CIT Denies CBP Penalty Motion for False Country of Origin; Failed to Show Materiality
The Court of International Trade rejected CBP’s motion for over $80,000 in penalties from U.S. company Active Frontier International, Inc. (AFI) for falsely declaring country of origin on seven entries of apparel made during 2006 and 2007. CBP failed to establish that the misstatements were “material,” as required by 19 USC 1592 for imposition of a penalty, CIT said. The denial was without prejudice, so CBP is free to amend its complaint.
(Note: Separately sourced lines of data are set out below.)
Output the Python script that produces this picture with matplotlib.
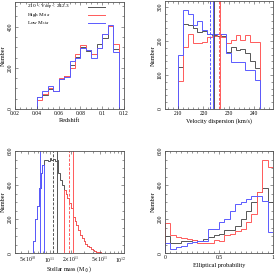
import matplotlib
matplotlib.use('Agg')

import matplotlib.pyplot as plt
from matplotlib.ticker import MultipleLocator, FixedLocator, NullFormatter
import numpy as np

plt.rcParams['font.family'] = ['Liberation Serif', 'DejaVu Serif']
plt.rcParams['mathtext.fontset'] = 'stix'

GRAY = '#555555'
RED = '#ff5a5a'
BLUE = '#5a5aff'

# redshift, bins of 0.005 from 0.02 to 0.115
z_edges = np.linspace(0.02, 0.115, 20)
z_all = [0, 0, 0, 0, 60, 68, 97, 87, 146, 160, 214, 251, 303, 283, 266, 316, 347, 403, 291]
z_high = [0, 0, 0, 0, 44, 71, 100, 87, 152, 162, 198, 266, 311, 287, 266, 295, 363, 405, 314]
z_low = [0, 0, 0, 0, 60, 89, 110, 87, 146, 154, 235, 246, 295, 287, 246, 298, 366, 408, 279]

# velocity dispersion, 17 bins between 210 and 242.3 km/s
v_edges = np.linspace(210, 242.3, 18)
v_all = [124, 249, 247, 238, 228, 230, 222, 218, 215, 215, 168, 183, 174, 178, 164, 140, 122]
v_high = [82, 183, 222, 195, 195, 198, 213, 215, 222, 213, 193, 203, 218, 203, 218, 198, 198]
v_low = [159, 291, 281, 247, 260, 232, 222, 220, 222, 220, 164, 139, 139, 139, 115, 115, 85]
v_lines = [(222.6, BLUE, '--'), (223.7, BLUE, '-'), (224.3, GRAY, '-'),
           (226.3, RED, '--'), (226.5, RED, '-')]

# stellar mass, bins of 0.025 dex in log M from 10.5 to 12.05
logm_edges = np.linspace(10.5, 12.05, 63)
m_all = [0, 0, 0, 0, 0, 0, 0, 0, 0, 0, 0,
         70, 200, 280, 385, 470, 520,
         545, 550, 540, 560, 545, 555, 540, 545, 470, 430, 400,
         370, 350, 322, 295, 265, 215, 192, 165, 138, 110, 90, 72, 55, 45,
         35, 25, 20, 14, 10, 8, 6, 4, 4, 3, 2, 2, 1, 1, 0, 0, 0, 0, 0, 0]
m_low_cut = 17   # first bin not in the low-mass third
m_high_cut = 28  # first bin in the high-mass third
m_lines = [(10 ** 10.867, BLUE, '-'), (10 ** 11.053, GRAY, '--'), (10 ** 11.109, GRAY, '-'),
           (10 ** 11.277, RED, '--'), (10 ** 11.324, RED, '-')]
m_ticks = [5e10, 1e11, 2e11, 5e11, 1e12]
m_ticklabels = [r'5$\times$10$^{10}$', r'10$^{11}$', r'2$\times$10$^{11}$',
                r'5$\times$10$^{11}$', r'10$^{12}$']

# elliptical probability, bins of 0.05
p_edges = np.linspace(0, 1, 21)
p_all = [100, 62, 62, 70, 75, 80, 75, 85, 97, 105, 116, 134, 134, 162, 199, 246, 300, 360, 383, 300]
p_high = [176, 108, 95, 88, 82, 80, 62, 62, 62, 78, 75, 105, 115, 130, 140, 181, 228, 360, 550, 507]
p_low = [62, 25, 35, 42, 60, 68, 70, 70, 143, 143, 186, 199, 246, 290, 299, 317, 336, 336, 308, 125]


def style(ax, xlabel, pad=1.5):
    ax.tick_params(which='both', direction='in', top=True, right=True,
                   labelsize=4, pad=1.5, width=0.4, color='#444444')
    ax.tick_params(which='major', length=2.5)
    ax.tick_params(which='minor', length=1.3)
    for lab in ax.get_yticklabels():
        lab.set_rotation(90)
        lab.set_va('center')
    for s in ax.spines.values():
        s.set_linewidth(0.6)
        s.set_color('#555555')
    if xlabel:
        ax.set_xlabel(xlabel, fontsize=4.5, labelpad=pad)
    ax.set_ylabel('Number', fontsize=4.5, labelpad=1.5)


fig = plt.figure(figsize=(2.75, 2.76), dpi=100)
lw = 0.7

# redshift
ax1 = fig.add_axes([0.0545, 0.605, 0.3965, 0.388])
ax1.stairs(z_all, z_edges, color=GRAY, lw=lw)
ax1.stairs(z_high, z_edges, color=RED, lw=lw)
ax1.stairs(z_low, z_edges, color=BLUE, lw=lw)
ax1.set_xlim(0.02, 0.12)
ax1.set_ylim(0, 520)
ax1.xaxis.set_major_locator(FixedLocator([0.02, 0.04, 0.06, 0.08, 0.1, 0.12]))
ax1.set_xticklabels(['0.02', '0.04', '0.06', '0.08', '0.1', '0.12'])
ax1.xaxis.set_minor_locator(MultipleLocator(0.005))
ax1.yaxis.set_major_locator(MultipleLocator(200))
ax1.yaxis.set_minor_locator(MultipleLocator(50))
style(ax1, 'Redshift')
labels = [r'210 < V$_{\rm disp}$ < 242.3', r'High M$_{\rm star}$', r'Low M$_{\rm star}$']
for i, (txt, c) in enumerate(zip(labels, [GRAY, RED, BLUE])):
    y = 0.953 - i * 0.076
    ax1.text(0.11, y, txt, transform=ax1.transAxes, fontsize=3.8, va='center')
    ax1.plot([0.67, 0.83], [y, y], transform=ax1.transAxes, color=c, lw=lw)

# velocity dispersion
ax2 = fig.add_axes([0.6, 0.605, 0.393, 0.39])
ax2.stairs(v_all, v_edges, color=GRAY, lw=lw)
ax2.stairs(v_high, v_edges, color=RED, lw=lw)
ax2.stairs(v_low, v_edges, color=BLUE, lw=lw)
for x, c, ls in v_lines:
    ax2.axvline(x, color=c, ls=ls, lw=lw, dashes=(3, 1.5) if ls == '--' else (None, None))
ax2.set_xlim(204.7, 247.7)
ax2.set_ylim(0, 317)
ax2.xaxis.set_major_locator(MultipleLocator(10))
ax2.xaxis.set_minor_locator(MultipleLocator(2))
ax2.yaxis.set_major_locator(MultipleLocator(100))
ax2.yaxis.set_minor_locator(MultipleLocator(20))
style(ax2, 'Velocity dispersion (km/s)')

# stellar mass
m_edges = 10 ** logm_edges
m_low = [v if i < m_low_cut else 0 for i, v in enumerate(m_all)]
m_high = [v if i >= m_high_cut else 0 for i, v in enumerate(m_all)]
ax3 = fig.add_axes([0.0545, 0.082, 0.3965, 0.371])
ax3.stairs(m_all, m_edges, color=GRAY, lw=lw)
ax3.stairs(m_high, m_edges, color=RED, lw=lw)
ax3.stairs(m_low, m_edges, color=BLUE, lw=lw)
for x, c, ls in m_lines:
    ax3.axvline(x, color=c, ls=ls, lw=lw, dashes=(3, 1.5) if ls == '--' else (None, None))
ax3.set_xscale('log')
ax3.set_xlim(10 ** 10.518, 10 ** 12.04)
ax3.set_ylim(0, 600)
ax3.xaxis.set_major_locator(FixedLocator(m_ticks))
ax3.set_xticklabels(m_ticklabels)
ax3.xaxis.set_minor_formatter(NullFormatter())
ax3.yaxis.set_major_locator(MultipleLocator(200))
ax3.yaxis.set_minor_locator(MultipleLocator(50))
style(ax3, None)
ax3.tick_params(axis='x', pad=1)
fig.text(0.0545 + 0.3965 / 2, 0.006, r'Stellar mass (M$_\odot$)', fontsize=4.3,
         ha='center', va='bottom')

# elliptical probability
ax4 = fig.add_axes([0.6, 0.082, 0.393, 0.371])
ax4.stairs(p_all, p_edges, color=GRAY, lw=lw)
ax4.stairs(p_high, p_edges, color=RED, lw=lw)
ax4.stairs(p_low, p_edges, color=BLUE, lw=lw)
ax4.set_xlim(0, 1)
ax4.set_ylim(0, 600)
ax4.xaxis.set_major_locator(FixedLocator([0, 0.5, 1]))
ax4.set_xticklabels(['0', '0.5', '1'])
ax4.xaxis.set_minor_locator(MultipleLocator(0.05))
ax4.yaxis.set_major_locator(MultipleLocator(200))
ax4.yaxis.set_minor_locator(MultipleLocator(50))
style(ax4, 'Elliptical probability')

fig.savefig('out.png', dpi=100)
plt.close(fig)
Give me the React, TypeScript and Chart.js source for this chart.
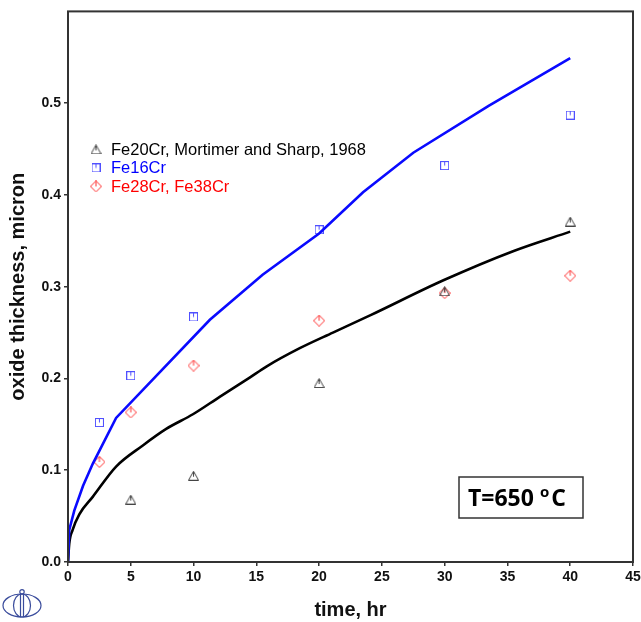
import React, { useEffect, useRef } from "react";
import { Chart, registerables } from "chart.js";

Chart.register(...registerables);

// ---- data ----
const xTickValues = [0, 5, 10, 15, 20, 25, 30, 35, 40, 45];
const yTickValues = [0, 0.1, 0.2, 0.3, 0.4, 0.5];

const fe20X = [5, 10, 20, 30, 40];
const fe20Y = [0.068, 0.094, 0.195, 0.295, 0.371];

const fe16X = [2.5, 5, 10, 20, 30, 40];
const fe16Y = [0.152, 0.203, 0.267, 0.362, 0.432, 0.487];

const fe28X = [2.5, 5, 10, 20, 30, 40];
const fe28Y = [0.109, 0.163, 0.214, 0.263, 0.293, 0.312];

const blueCurveX = [0, 0.1, 0.5, 1.2, 1.97, 3.83, 11.3, 15.5, 20, 23.5, 27.5, 33.5, 40];
const blueCurveY = [0, 0.035, 0.056, 0.083, 0.107, 0.157, 0.264, 0.313, 0.358, 0.403, 0.446, 0.497, 0.549];

const blackCurveX = [0, 0.1, 0.37, 0.9, 1.97, 3.83, 5.96, 7.82, 9.95, 12.08, 14.47, 15.8, 18.46, 21.1, 24.1, 29.9, 35.5, 40];
const blackCurveY = [0, 0.02, 0.035, 0.052, 0.071, 0.104, 0.127, 0.145, 0.161, 0.18, 0.201, 0.213, 0.233, 0.25, 0.269, 0.307, 0.339, 0.36];

const legendLabels = ["Fe20Cr, Mortimer and Sharp, 1968", "Fe16Cr", "Fe28Cr, Fe38Cr"];
const legendColors = ["#000000", "#0000ff", "#ff0000"];
const xTitle = "time, hr";
const yTitle = "oxide thickness, micron";
const noteMain = "T=650 ";
const noteSup = "o";
const noteUnit = "C";

const FONT = "'Liberation Sans', Arial, sans-serif";

const pts = (xs: number[], ys: number[]) => xs.map((x, i) => ({ x, y: ys[i] }));

function makeMarker(kind: "tri" | "sq" | "dia", color: string): HTMLCanvasElement {
  const c = document.createElement("canvas");
  const g = c.getContext("2d")!;
  if (kind === "tri") {
    c.width = 11; c.height = 10;
    g.strokeStyle = color; g.lineWidth = 1;
    g.beginPath();
    g.moveTo(5.5, 0.5); g.lineTo(10.5, 9.5); g.lineTo(0.5, 9.5); g.closePath();
    g.stroke();
    g.beginPath(); g.moveTo(5.5, 1); g.lineTo(5.5, 6); g.stroke();
  } else if (kind === "sq") {
    c.width = 9; c.height = 9;
    g.strokeStyle = color; g.lineWidth = 1;
    g.strokeRect(0.5, 0.5, 8, 8);
    g.beginPath(); g.moveTo(4.5, 0.5); g.lineTo(4.5, 4.5); g.stroke();
  } else {
    c.width = 12; c.height = 12;
    g.strokeStyle = color; g.lineWidth = 1;
    g.beginPath();
    g.moveTo(6, 0.5); g.lineTo(11.5, 6); g.lineTo(6, 11.5); g.lineTo(0.5, 6); g.closePath();
    g.stroke();
    g.beginPath(); g.moveTo(6, 0.5); g.lineTo(6, 6); g.stroke();
  }
  return c;
}

export default function App() {
  const ref = useRef<HTMLCanvasElement | null>(null);

  useEffect(() => {
    document.body.style.margin = "0";
    const canvas = ref.current;
    if (!canvas) return;

    const triM = makeMarker("tri", "#444444");
    const sqM = makeMarker("sq", "#5050ff");
    const diaM = makeMarker("dia", "#ff3030");
    const markers = [triM, sqM, diaM];

    const decor = {
      id: "decor",
      afterDraw(chart: any) {
        const { ctx, chartArea } = chart;
        const { left, top, right, bottom } = chartArea;
        ctx.save();
        // frame
        ctx.strokeStyle = "#333333";
        ctx.lineWidth = 2;
        ctx.strokeRect(left, top, right - left, bottom - top);

        // legend
        ctx.font = `16.5px ${FONT}`;
        ctx.textBaseline = "middle";
        ctx.textAlign = "left";
        legendLabels.forEach((lab, i) => {
          const y = top + 138 + i * 18.5;
          const m = markers[i];
          ctx.drawImage(m, left + 28 - m.width / 2, y - m.height / 2);
          ctx.fillStyle = legendColors[i];
          ctx.fillText(lab, left + 43, y + 1);
        });

        // temperature box
        const bx = right - 174;
        const by = bottom - 85;
        ctx.strokeStyle = "#333333";
        ctx.lineWidth = 1.5;
        ctx.strokeRect(bx, by, 124, 41);
        ctx.fillStyle = "#000000";
        ctx.textBaseline = "alphabetic";
        ctx.font = `bold 23px 'Open Sans', ${FONT}`;
        const tx = bx + 9;
        const ty = by + 29;
        ctx.fillText(noteMain, tx, ty);
        const w1 = ctx.measureText(noteMain).width;
        ctx.font = `bold 15px 'Open Sans', ${FONT}`;
        ctx.fillText(noteSup, tx + w1, ty - 9);
        const w2 = ctx.measureText(noteSup).width;
        ctx.font = `bold 23px 'Open Sans', ${FONT}`;
        ctx.fillText(noteUnit, tx + w1 + w2 + 2, ty);
        ctx.restore();
      },
    };

    const chart = new Chart(canvas, {
      type: "scatter",
      data: {
        datasets: [
          {
            label: "blue curve",
            data: pts(blueCurveX, blueCurveY),
            showLine: true,
            borderColor: "#0a0aff",
            borderWidth: 2.6,
            pointRadius: 0,
            tension: 0,
          },
          {
            label: "black curve",
            data: pts(blackCurveX, blackCurveY),
            showLine: true,
            borderColor: "#000000",
            borderWidth: 2.6,
            pointRadius: 0,
            cubicInterpolationMode: "monotone",
          },
          {
            label: legendLabels[0],
            data: pts(fe20X, fe20Y),
            pointStyle: triM,
            showLine: false,
          },
          {
            label: legendLabels[1],
            data: pts(fe16X, fe16Y),
            pointStyle: sqM,
            showLine: false,
          },
          {
            label: legendLabels[2],
            data: pts(fe28X, fe28Y),
            pointStyle: diaM,
            showLine: false,
          },
        ] as any,
      },
      options: {
        responsive: false,
        animation: false,
        events: [],
        layout: { padding: { left: 0, top: 10, right: 0, bottom: 0 } },
        plugins: {
          legend: { display: false },
          tooltip: { enabled: false },
        },
        scales: {
          x: {
            type: "linear",
            min: 0,
            max: 45,
            afterBuildTicks: (s: any) => {
              s.ticks = xTickValues.map((v) => ({ value: v }));
            },
            afterFit: (s: any) => {
              s.height = 60;
              s.paddingRight = 8;
              s.paddingLeft = 0;
            },
            border: { display: false },
            grid: {
              drawOnChartArea: false,
              drawTicks: true,
              tickLength: 4,
              color: "#333333",
              lineWidth: 1.5,
            },
            ticks: {
              padding: 3,
              color: "#111111",
              font: { family: FONT, size: 14, weight: "bold" },
              maxRotation: 0,
              callback: (v: any) => String(v),
            },
            title: {
              display: true,
              text: xTitle,
              color: "#111111",
              font: { family: FONT, size: 20, weight: "bold" },
              padding: { top: 0, bottom: 0 },
            },
          },
          y: {
            type: "linear",
            min: 0,
            max: 0.6,
            afterBuildTicks: (s: any) => {
              s.ticks = yTickValues.map((v) => ({ value: v }));
            },
            afterFit: (s: any) => {
              s.width = 68;
            },
            border: { display: false },
            grid: {
              drawOnChartArea: false,
              drawTicks: true,
              tickLength: 4,
              color: "#333333",
              lineWidth: 1.5,
            },
            ticks: {
              padding: 3,
              color: "#111111",
              font: { family: FONT, size: 14, weight: "bold" },
              callback: (v: any) => Number(v).toFixed(1),
            },
            title: {
              display: true,
              text: yTitle,
              color: "#111111",
              font: { family: FONT, size: 20, weight: "bold" },
              padding: { top: 6, bottom: 0 },
            },
          },
        },
      } as any,
      plugins: [decor],
    });

    return () => chart.destroy();
  }, []);

  return (
    <div style={{ position: "relative", width: 641, height: 622, background: "#ffffff" }}>
      <canvas ref={ref} width={641} height={622} style={{ display: "block" }} />
      <svg
        width={46}
        height={34}
        viewBox="0 0 46 34"
        style={{ position: "absolute", left: 0, top: 588 }}
      >
        <g fill="none" stroke="#3a4c9c" strokeWidth={1.2}>
          <ellipse cx={22} cy={17.5} rx={19} ry={11.5} />
          <ellipse cx={22} cy={17.5} rx={8.5} ry={11.5} />
          <line x1={20.5} y1={6} x2={20.5} y2={29} />
          <line x1={23.5} y1={6} x2={23.5} y2={29} />
          <circle cx={22} cy={3.8} r={2.2} />
        </g>
      </svg>
    </div>
  );
}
CBP argued that (1) the misstatements were material because the apparel would have been subject to quota if country of origin had been correctly identified; and (2) the misstatements were also material because CBP bases its policy decisions on import data, which are distorted by country of origin misstatements. But CIT said (1) CBP failed to identify whether all of the merchandise covered by the entries was subject to quota; and (2) basing materiality on distortion of import data is too broad of an interpretation of Section 1592.
(CBP alleged that AFI falsely declared the country of origin on seven entries of apparel made during 2006 and 2007. Each of AFI’s entries showed one of three countries, Indonesia, Korea, or the Philippines, as the country of origin. CBP alleged the apparel was actually of Chinese origin and subject to quota. CBP sought a civil penalty of $80,596.40, or 20 percent of the total aggregate entered value of $402,982 for all merchandise on the seven entries. API did not respond to CBP’s pre-penalty notice and penalty notice, nor did it plead or otherwise defend itself once CBP filed this court action, so CIT declared it to be in default.)
All False Country of Origin Statements not Subject to Penalties, says CIT
In its complaint, CBP said API’s misstatements were materially false as required by Section 1592 because they “influenced, among other things, CBP’s determinations as to the origin and admissibility of the merchandise entered by AFI.” But CIT found CBP’s arguments unpersuasive.
According to CIT, CBP cited no authority that any false statement of country of origin made upon entry is in itself material for penalty purposes, as CBP’s complaint suggested. While CBP’s 2006 Penalty Guidelines suggest that any false country of origin statement is material, CIT said, the document is not judicially binding. Furthermore, the legislative history shows the purpose of Section 1592 is to ensure CBP has accurate information to “assess duties and administer other customs laws,” it said. Therefore, said CIT, any false statement of country of origin is not material, but rather only those that affect, or potentially affect, “some determination CBP is called on to make with respect to the imported merchandise in question.”
CBP’s complaint also said the false statements were material because they affected admissibility determinations. Some of the merchandise in each entry was subject to quota, CBP said. CBP valued the quota merchandise at $190,000 out of the total value of $402,208 of the merchandise entered. But in requesting a penalty of 20 percent of the total value of all entered merchandise for false country of origin statements, CBP had to show that all, not only some, of the false country of origin statements were material, CIT said.
CBP argued that any false country of origin statement is material because any such false statement detracts from CBP’s ability to keep records and statistics upon which to base policy. CIT rejected CBP’s argument as too broad a construal of materiality. “Finding materiality to exist merely because a misstatement or material omission affected the accuracy of CBP record-keeping or of import statistics would impose serious penalty liability for any of a great number of common and inconsequential errors appearing in entry documentation,” it said.
CIT rejected CBP’s complaint, but did so without prejudice to allow CBP to amend its complaint by about Sept. 29.
(United States v. Active Frontier International, Inc., CIT Slip Op. 12-112, dated 08/30/12, Judge Stanceu)
(Attorneys: Melissa Devine for plaintiff United States; defendant API in default.)